Just when I thought I’d heard everything, I read this week in the Sacramento Bee that there is a thing called “lunch shaming.” This can take a number of forms, but it involves kids, including little ones in first and second grade, who come to school without a lunch or any money to buy one. What the school does about this situation varies greatly from one district to another.
Some schools advance the kid the money needed to buy lunch. Others let the kid go hungry. Apparently, however, many schools take a middle road in which they provide kids in this predicament with a “basic lunch” such as a cheese sandwich.
The shaming comes in when kids are embarrassed when they don’t get the same hot lunch that their peers are eating but instead are stuck with a bland alternative lunch. Most of the class may be enjoying pizza and salad, but the hapless kid with no lunch money is given some cheese sticks and crackers or a cheese sandwich. Some school districts have elected to stop this practice and let the kid have the regular hot lunch. And here in California, a bill has now been introduced in the state legislature prohibiting schools from providing moneyless students with an alternative lunch.
Interestingly, the Bee article failed to mention the shaming that occurs when a poor kid brings his lunch from home, which turns out to be something sparse — such as a plain cheese sandwich. When I was in school, eons ago, lots of kids faced this situation and no one thought anything about it. Of course, the school can’t do anything about that because it has no control of parents who send their kids to school with a crappy lunch. What they do have control over is what they give those kids who come to school with no lunch at all. Gee, if I had known about this back in the day, I may have conveniently forgotten to take my brown bag sandwich on a day when the school lunch menu showed something good was being served.
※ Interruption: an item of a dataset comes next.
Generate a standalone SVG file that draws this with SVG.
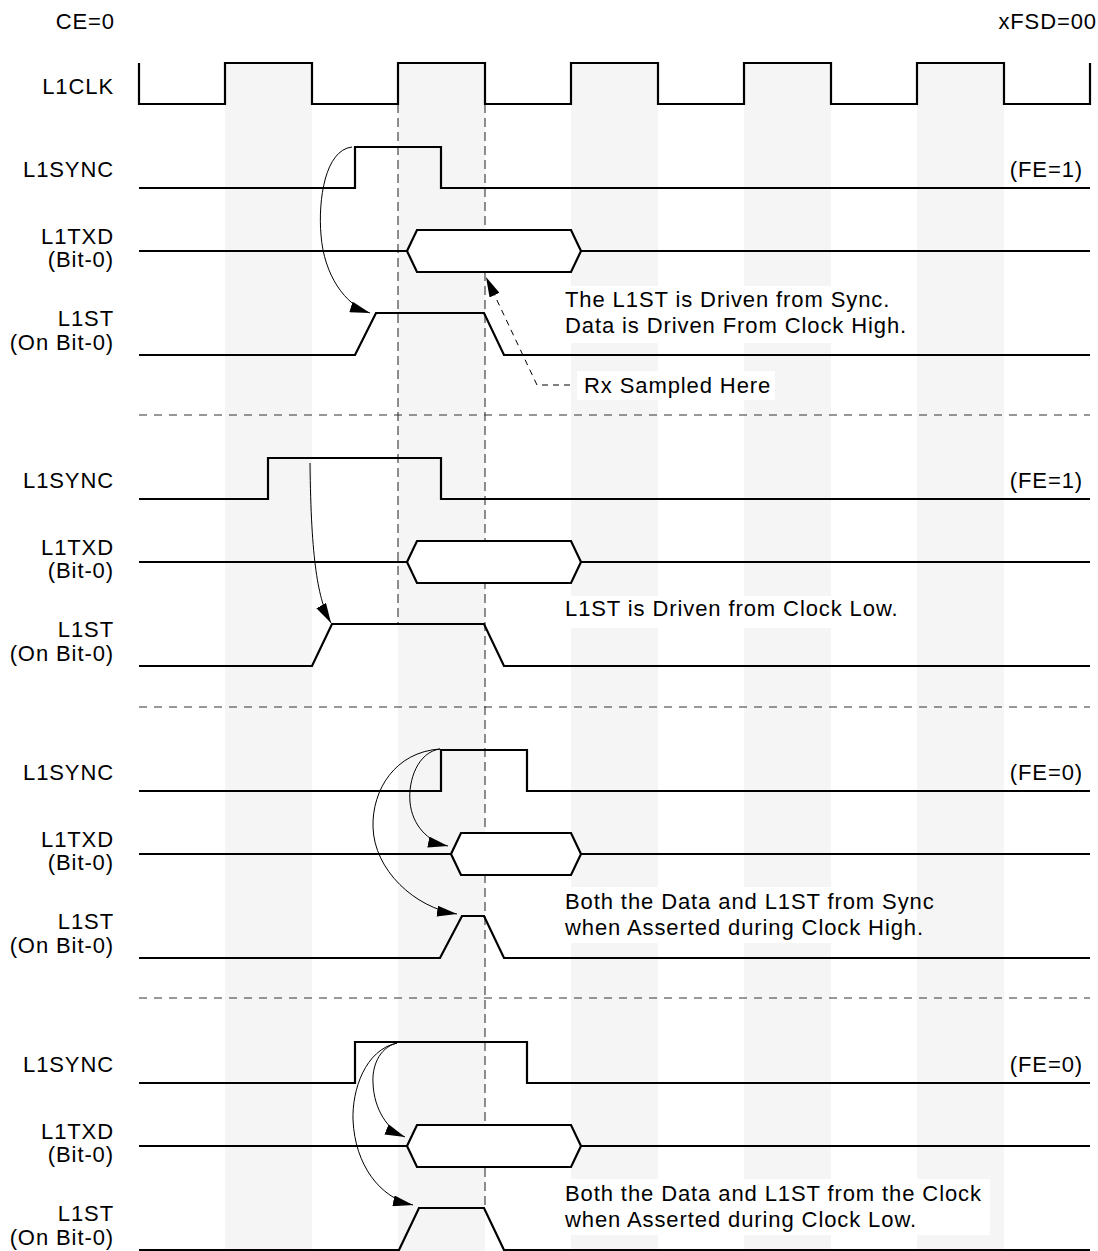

Apparently, the shaming gets worse. Schools have taken a variety of draconian measures to collect lunch money from parents who fail to load money onto their children’s accounts. These range from sending letters home with the kid to posting lists on the wall to stamping a kid’s arm with the words “Lunch Money.”
To their credit, many school districts have given up on such tactics in favor of contacting the parent directly via email or phone calls.
So what is causing kids to arrive at school without any lunch or money? Many parents, of course, are very poor, qualifying their kids for free breakfast and lunch. The problem is that parents forget to fill out the paperwork necessary for their kids to get on the program. My guess is that some parents have other things on their minds (like surviving another month) and that others just don’t give a darn. Then there are those parents who don’t read very well and are unlikely to understand any paperwork set in front of them.
An aspect of this story that particularly fascinated me is the price of a school lunch. When I was a kid, it was 40 cents. If we brought a lunch from home, we could buy a half-pint of milk to go with it for four cents. My parents would keep a penny cup on the dresser in their bedroom, from which we were expected to remember to extract the four pennies necessary to buy milk. Today, however, the typical price of a school lunch is $2.75. This is almost a sevenfold increase over the intervening decades. I can understand parents being unable or unwilling to pay 55 to 60 dollars per month for their kids’ lunches.
So what should the schools do about this situation? Many say that kids should not be punished for the shortcomings of their parents. While not depriving kids of food just because their parents make poor choices resonates with me on a visceral level, ultimately the sins of the parents are always visited upon the sons. Kids cannot be taken away from their parents just because they happened to be born into poor families. So one way or the other, the kids are the ones who suffer.
I propose that the answer to the “lunch shaming” problem is to provide all schoolkids with free breakfast and lunch. The feds, state and local governments, and the school districts will have to work out the fiscal arrangements needed to pay for this. Neither the kids nor the teachers nor the school administrators should ever have to be concerned about whether a student will end up with an inferior lunch or no lunch at all.
As for those who would criticize my “welfare state” attitude, I say hands off the innocents. Our youngest Americans are our future. Jeopardizing the future of our nation by tolerating kids who are not prepared to learn because they have nothing to eat is simply unacceptable in the wealthiest nation on earth.